Re: Finding out Processor Usage
by insensate (Hermit) on Apr 11, 2004 at 00:11 UTC
    Monks, correct me if I have platform tunnel vision, but on both my AIX machine and my sun machine I use sar -uto output cpu utilization stats. Very easy to parse. For instance: sar -u 1 10 gives me 10 polls of my cpu utilization (usr, sys, wio and idle) at 1 second intervals, the -o flag lets me specify a file (in binary) to output the stats to, then running sar -f on that file lets me extract the stats. I've heard that on linux the systat package (http://perso.wanadoo.fr/sebastien.godard/) will let you use sar as well.
Re: Finding out Processor Usage
by sgifford (Prior) on Apr 10, 2004 at 22:50 UTC

    It seems like there should be a CPAN module to do this, but I just searched for one and nothing useful came up.

    top -b -n 1 -p 1 should be pretty easy to parse. Or vmstat, which displays how busy a CPU is. uptime is also available on all Unix systems I'm aware of, but the information it gives is somewhat limited.

      I agree, one would think there would be something on CPAN, but I must have looked for about 2 hours today and found nothing (except GTop).

      My version of top does not seem to support those options. By any chance do you know what they stand for, maybe if i knew that i could discern the equivalents on my system (Mac OS 10.3.3). Thanks.

      -stvn
        From my manpage:
        COMMAND-LINE OPTIONS ... b Batch mode. Useful for sending output from top to other programs or to a file. In this mode, top will not accept command line input. It runs until it pro­ duces the number of iterations requested with the n option or until killed. Output is plain text suitable for display on a dumb terminal. ... n Number of iterations. Update the display this number of times and then exit. ... p Monitor only processes with given process id. This flag can be given up to twenty times. This option is neither available interactively nor can it be put into the configuration file.
Re: Finding out Processor Usage
by Joost (Canon) on Apr 11, 2004 at 09:20 UTC
    If I want to check cpu usage and related info quitly, I go for vmstat, which will give you, amongst other info, the % idle, system and user time, or vmstat 1 which will do the same, but polls every second.

    The output of vmstat should not be difficult to parse, though I don't know if it's available everywhere (or gives output in the same format).

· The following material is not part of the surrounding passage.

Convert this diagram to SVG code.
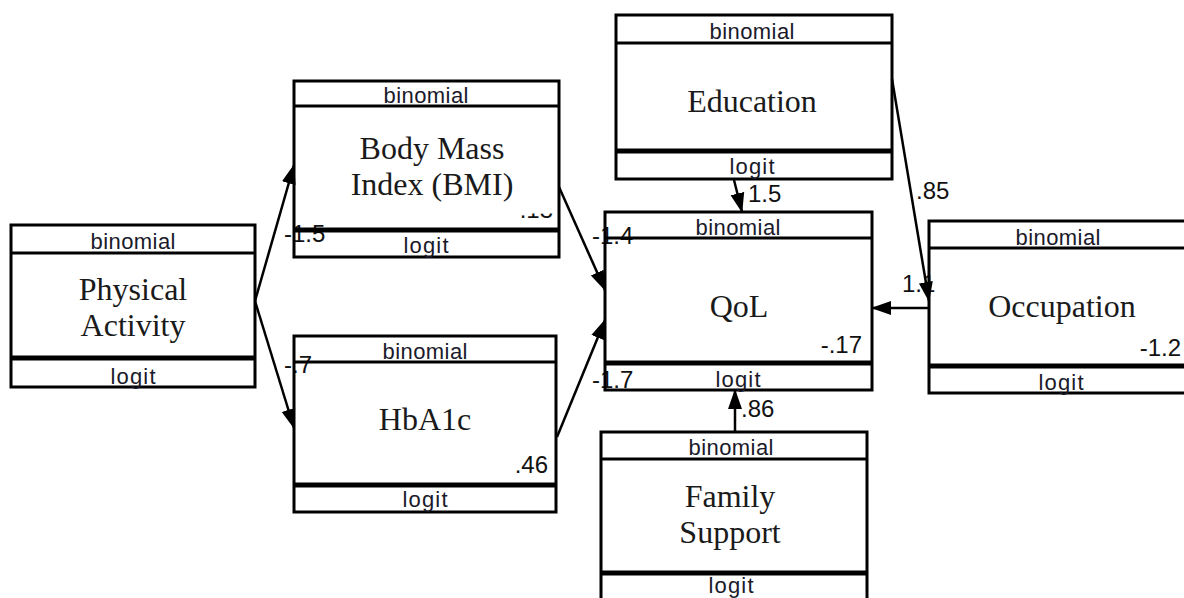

    One thing to watch out for, though, is that AFAIK it can produce "counter intuitive" results (like a maximum of 50% in fairly common cases) when you have intel hyper-threading cpu's.

    HTH,
    Joost.

Re: Finding out Processor Usage
by logan (Curate) on Apr 11, 2004 at 18:58 UTC
    Your best bet is sar. It's available for Linux, Solaris, Irix, HP-UX, AIX, the dreaded SCO, and probably more *nix. Sar comes with a ton of options for customizing output, so it's my main tool for measuring system performance. I wrote my own wrapper for parsing out only what I needed using a simple split (sorry, work won't let me share), then I printed everything to a file as comma-separated values, making it easy to process the data into reports, graphs, what have you. There's also a good article (code included) here about using Gnuplot to generate graphs from sar output.

    -Logan
    "What do I want? I'm an American. I want more."